Sumo is muscle memory

Stable Master Onaruto and student reporter Isaka (right)
“Sumo wrestlers don’t ‘learn’ to wrestle. We remember. Through daily training, we develop muscle memory. Using your brain to think is much too slow. Personally, I have experienced several matches in which butting heads during the initial charge gave me a concussion. Even while being unconscious, I continued to do sumo. I won the match but don’t remember anything about it. That’s what you call muscle memory! Of course, such training is quite different from the learning environment at school.”
Provided by Hakumon Chuo, Autumn 2014 Edition, No. 238
*The Autumn 2014 Edition contains a more in-depth interview with Stable Master Onaruto.
*An article on Stable Master Onaruto was also published in the article “Sweat is Rewarded” in the Hakumon Chuo, Spring 2010 Edition, No. 216.
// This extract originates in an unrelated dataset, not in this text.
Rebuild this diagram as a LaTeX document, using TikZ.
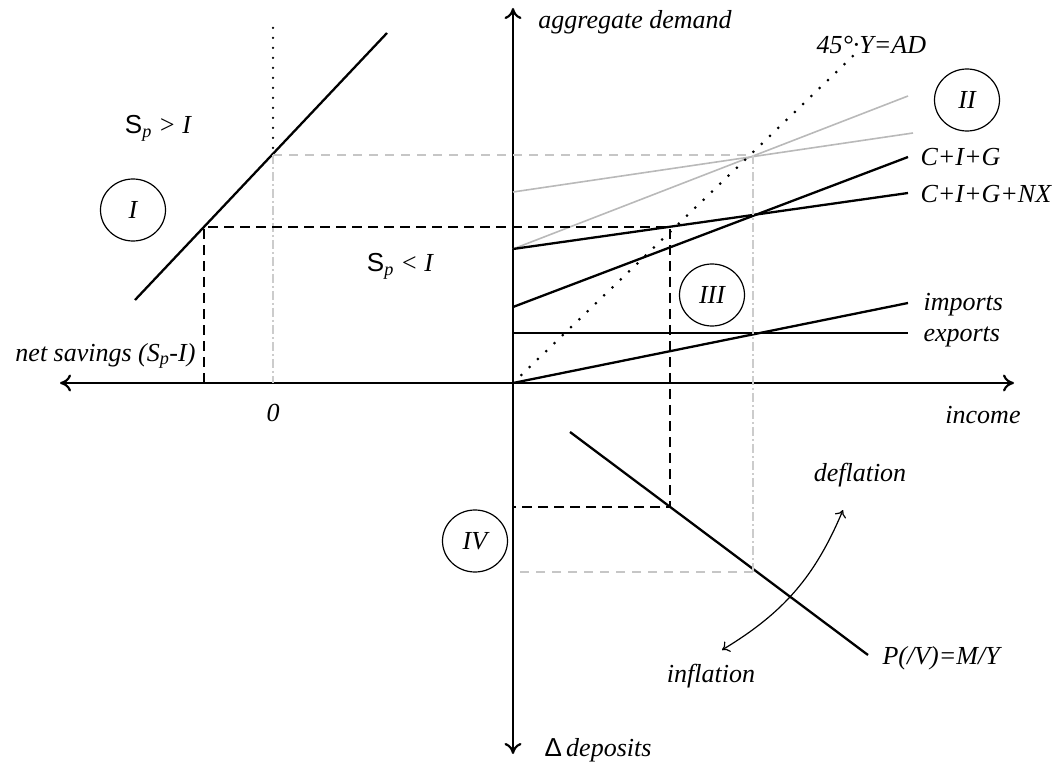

Stable Master Takeharu Onaruto
Onaruto Takeharu was born on March 21st, 1974 in Kanazawa City, Ishikawa Prefecture. He is a Member of the Japan Sumo Association, and Toshiyori (member of the Judging Division and Instruction Division), and belongs to Fujishima Beya. After graduating from Kanazawa Municipal Technical High School, he entered the Chuo University Faculty of Law. During high school, he achieved the rank of High School Yokozuna while winning the Interscholastic Sumo Championships and National High School Sumo Championships. His lifetime record during thirteen-and-a-half years as a professional sumo wrestler is 595 wins, 495 losses and 98 absences, with one overall tournament championship. At the July Tournament held in 1999, both he and Yokozuna Akebono finished tied with a 13-2 record and a deciding match was held. He pushed Akebono out of the ring for his first tournament victory, also winning all three special awards for the Nagoya Tournament. He was promoted to the rank of Ozeki after winning the tournament. He won the Outstanding Performance Award a total of 3 times, the Fighting Spirit Award 4 times, and the Technique Award 3 times. His highest rank was Ozeki. He retired in July 2009.